(Dataset records)
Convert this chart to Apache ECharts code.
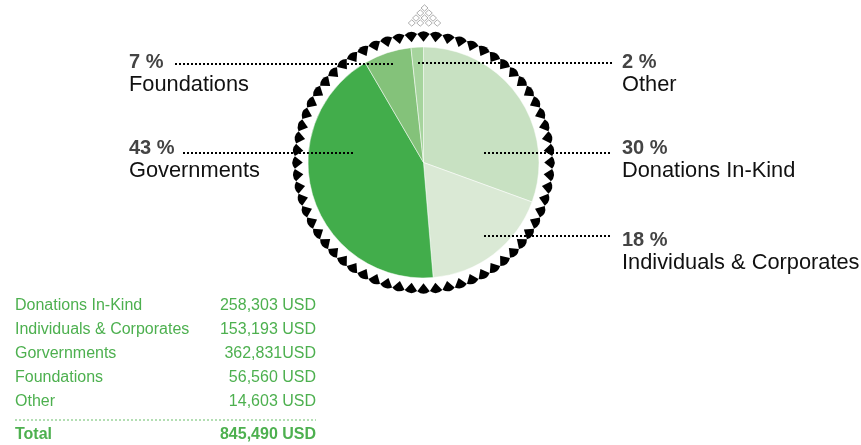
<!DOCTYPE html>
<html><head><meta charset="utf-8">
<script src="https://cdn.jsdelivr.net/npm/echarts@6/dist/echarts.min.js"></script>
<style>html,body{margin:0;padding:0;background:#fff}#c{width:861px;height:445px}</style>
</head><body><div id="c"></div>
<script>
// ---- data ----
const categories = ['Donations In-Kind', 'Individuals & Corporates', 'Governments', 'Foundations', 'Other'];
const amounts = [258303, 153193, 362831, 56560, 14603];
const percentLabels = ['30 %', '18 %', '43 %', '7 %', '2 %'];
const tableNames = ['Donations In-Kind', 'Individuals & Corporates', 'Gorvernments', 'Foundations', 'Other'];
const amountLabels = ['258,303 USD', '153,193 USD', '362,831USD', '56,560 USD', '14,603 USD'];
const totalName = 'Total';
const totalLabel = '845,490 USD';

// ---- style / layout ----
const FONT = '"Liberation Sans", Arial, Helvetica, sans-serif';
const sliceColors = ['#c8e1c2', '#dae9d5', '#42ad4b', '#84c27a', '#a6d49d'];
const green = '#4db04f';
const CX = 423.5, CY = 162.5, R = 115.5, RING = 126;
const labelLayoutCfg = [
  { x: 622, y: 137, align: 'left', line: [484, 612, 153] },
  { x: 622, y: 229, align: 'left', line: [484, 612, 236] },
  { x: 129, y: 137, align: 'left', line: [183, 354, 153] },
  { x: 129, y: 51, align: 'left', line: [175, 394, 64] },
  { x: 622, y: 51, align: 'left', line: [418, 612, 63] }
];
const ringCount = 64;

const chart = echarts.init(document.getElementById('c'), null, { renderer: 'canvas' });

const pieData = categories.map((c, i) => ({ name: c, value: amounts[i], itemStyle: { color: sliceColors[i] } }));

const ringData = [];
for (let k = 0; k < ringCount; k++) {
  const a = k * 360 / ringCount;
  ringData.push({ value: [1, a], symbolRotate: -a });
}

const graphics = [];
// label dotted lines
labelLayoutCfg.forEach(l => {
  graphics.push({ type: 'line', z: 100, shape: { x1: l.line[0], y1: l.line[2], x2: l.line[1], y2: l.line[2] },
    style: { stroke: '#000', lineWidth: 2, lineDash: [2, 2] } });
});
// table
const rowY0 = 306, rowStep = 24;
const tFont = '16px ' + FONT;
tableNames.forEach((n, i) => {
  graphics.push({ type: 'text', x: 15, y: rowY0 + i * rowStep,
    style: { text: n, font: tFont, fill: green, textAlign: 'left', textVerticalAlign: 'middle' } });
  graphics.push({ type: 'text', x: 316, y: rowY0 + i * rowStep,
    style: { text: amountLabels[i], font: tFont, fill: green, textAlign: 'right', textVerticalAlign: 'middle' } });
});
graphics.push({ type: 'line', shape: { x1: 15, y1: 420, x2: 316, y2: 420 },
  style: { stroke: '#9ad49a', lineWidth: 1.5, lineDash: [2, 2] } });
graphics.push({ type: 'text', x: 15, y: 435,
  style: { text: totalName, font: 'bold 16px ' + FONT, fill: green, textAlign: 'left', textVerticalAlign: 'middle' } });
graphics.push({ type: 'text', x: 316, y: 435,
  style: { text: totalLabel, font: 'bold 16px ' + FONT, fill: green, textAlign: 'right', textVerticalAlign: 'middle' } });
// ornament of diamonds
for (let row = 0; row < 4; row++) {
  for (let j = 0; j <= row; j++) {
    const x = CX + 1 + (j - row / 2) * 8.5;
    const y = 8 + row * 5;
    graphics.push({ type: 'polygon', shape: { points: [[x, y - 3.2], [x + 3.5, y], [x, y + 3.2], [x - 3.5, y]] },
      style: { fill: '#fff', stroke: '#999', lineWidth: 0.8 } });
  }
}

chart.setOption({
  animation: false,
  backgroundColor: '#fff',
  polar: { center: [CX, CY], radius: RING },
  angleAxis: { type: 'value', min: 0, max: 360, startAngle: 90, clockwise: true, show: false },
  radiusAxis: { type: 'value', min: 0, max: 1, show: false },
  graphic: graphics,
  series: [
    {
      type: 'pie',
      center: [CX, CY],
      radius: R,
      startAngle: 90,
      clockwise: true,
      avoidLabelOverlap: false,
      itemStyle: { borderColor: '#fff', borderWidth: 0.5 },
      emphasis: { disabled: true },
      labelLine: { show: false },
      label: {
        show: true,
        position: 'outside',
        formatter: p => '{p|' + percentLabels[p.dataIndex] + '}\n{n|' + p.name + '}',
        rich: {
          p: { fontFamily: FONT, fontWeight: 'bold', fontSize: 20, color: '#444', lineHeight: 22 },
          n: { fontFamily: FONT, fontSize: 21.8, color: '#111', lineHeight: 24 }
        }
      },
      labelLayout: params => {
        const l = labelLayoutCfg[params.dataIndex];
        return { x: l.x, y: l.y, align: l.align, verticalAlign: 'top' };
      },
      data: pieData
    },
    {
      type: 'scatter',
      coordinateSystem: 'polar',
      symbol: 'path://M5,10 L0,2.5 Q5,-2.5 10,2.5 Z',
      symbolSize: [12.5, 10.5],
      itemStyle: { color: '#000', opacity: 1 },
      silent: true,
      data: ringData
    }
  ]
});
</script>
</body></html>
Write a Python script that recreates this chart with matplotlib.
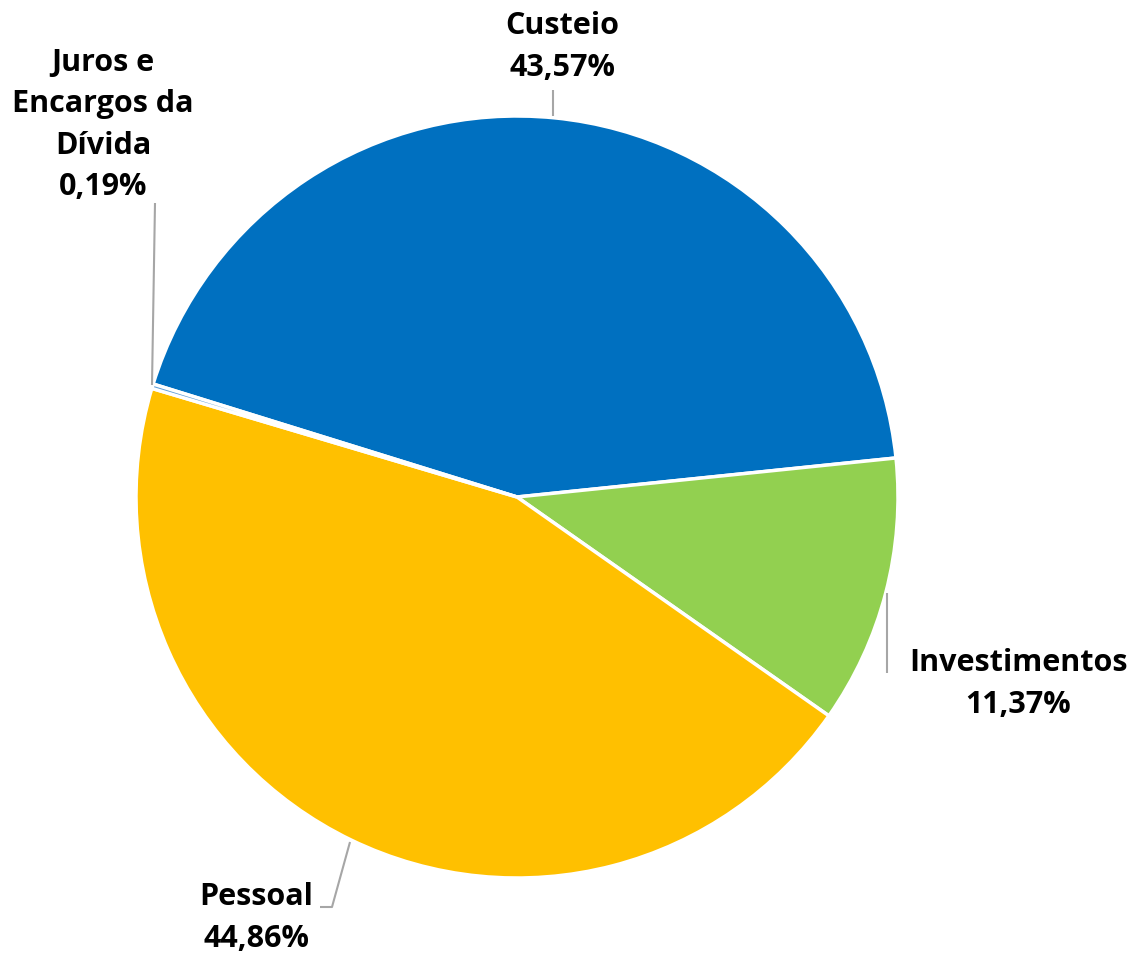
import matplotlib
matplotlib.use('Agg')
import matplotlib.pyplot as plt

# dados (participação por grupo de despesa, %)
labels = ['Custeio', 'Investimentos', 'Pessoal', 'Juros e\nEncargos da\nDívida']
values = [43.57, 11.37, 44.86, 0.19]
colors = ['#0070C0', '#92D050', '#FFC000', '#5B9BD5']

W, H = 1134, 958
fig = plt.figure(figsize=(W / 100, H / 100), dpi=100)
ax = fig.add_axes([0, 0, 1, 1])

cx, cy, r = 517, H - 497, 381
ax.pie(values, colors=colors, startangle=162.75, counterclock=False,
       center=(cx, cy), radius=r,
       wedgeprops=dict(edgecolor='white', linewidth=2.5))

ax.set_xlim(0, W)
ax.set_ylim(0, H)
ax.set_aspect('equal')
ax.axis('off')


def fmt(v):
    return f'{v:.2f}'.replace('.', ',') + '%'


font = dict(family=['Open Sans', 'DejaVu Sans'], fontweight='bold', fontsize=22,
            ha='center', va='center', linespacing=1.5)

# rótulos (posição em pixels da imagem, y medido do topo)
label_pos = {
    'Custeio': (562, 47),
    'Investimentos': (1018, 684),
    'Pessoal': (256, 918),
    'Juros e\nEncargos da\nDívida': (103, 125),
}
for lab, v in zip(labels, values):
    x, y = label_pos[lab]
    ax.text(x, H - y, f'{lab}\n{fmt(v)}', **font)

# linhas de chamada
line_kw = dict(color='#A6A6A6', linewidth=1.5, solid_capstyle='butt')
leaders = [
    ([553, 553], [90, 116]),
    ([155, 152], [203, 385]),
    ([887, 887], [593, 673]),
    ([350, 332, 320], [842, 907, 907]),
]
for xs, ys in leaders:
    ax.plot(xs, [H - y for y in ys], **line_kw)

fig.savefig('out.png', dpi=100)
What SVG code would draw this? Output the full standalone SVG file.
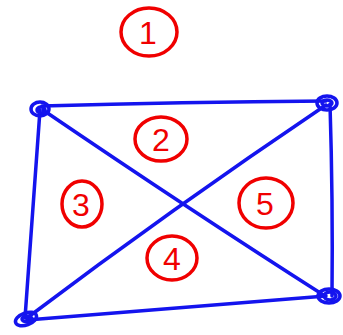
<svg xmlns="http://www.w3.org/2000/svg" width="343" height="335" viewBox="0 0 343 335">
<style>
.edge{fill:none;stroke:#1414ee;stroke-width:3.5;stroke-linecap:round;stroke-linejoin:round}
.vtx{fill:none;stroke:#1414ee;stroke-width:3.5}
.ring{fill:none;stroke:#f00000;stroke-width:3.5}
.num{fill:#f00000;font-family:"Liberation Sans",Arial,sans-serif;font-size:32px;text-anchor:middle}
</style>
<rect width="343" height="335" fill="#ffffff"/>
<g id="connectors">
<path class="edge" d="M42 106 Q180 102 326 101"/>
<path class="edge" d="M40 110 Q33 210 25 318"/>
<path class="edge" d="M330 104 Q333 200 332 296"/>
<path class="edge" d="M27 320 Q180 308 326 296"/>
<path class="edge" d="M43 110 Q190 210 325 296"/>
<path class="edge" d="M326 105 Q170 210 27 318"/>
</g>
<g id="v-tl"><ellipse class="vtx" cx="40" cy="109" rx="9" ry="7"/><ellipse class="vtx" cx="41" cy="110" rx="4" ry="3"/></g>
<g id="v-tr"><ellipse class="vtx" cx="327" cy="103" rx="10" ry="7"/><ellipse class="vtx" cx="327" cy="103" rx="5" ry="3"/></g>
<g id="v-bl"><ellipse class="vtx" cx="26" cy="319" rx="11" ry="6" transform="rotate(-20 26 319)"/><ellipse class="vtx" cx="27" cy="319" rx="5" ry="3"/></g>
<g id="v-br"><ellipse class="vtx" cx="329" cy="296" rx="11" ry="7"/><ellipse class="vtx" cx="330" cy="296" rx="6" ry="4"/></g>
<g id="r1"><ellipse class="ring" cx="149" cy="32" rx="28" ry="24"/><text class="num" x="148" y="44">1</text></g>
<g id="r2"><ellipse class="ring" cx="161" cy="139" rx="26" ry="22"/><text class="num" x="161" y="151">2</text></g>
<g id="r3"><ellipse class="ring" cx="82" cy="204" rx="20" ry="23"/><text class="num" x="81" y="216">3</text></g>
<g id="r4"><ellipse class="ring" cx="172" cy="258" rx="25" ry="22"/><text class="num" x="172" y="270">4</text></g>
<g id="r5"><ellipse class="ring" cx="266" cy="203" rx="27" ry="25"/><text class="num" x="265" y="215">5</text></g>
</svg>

(Do this) Scan the material line by line and report each one that contains "matplotlib".

(Expected answer)
Write a Python script that recreates this chart with matplotlib.
import matplotlib
matplotlib.use('Agg')
import matplotlib.pyplot as plt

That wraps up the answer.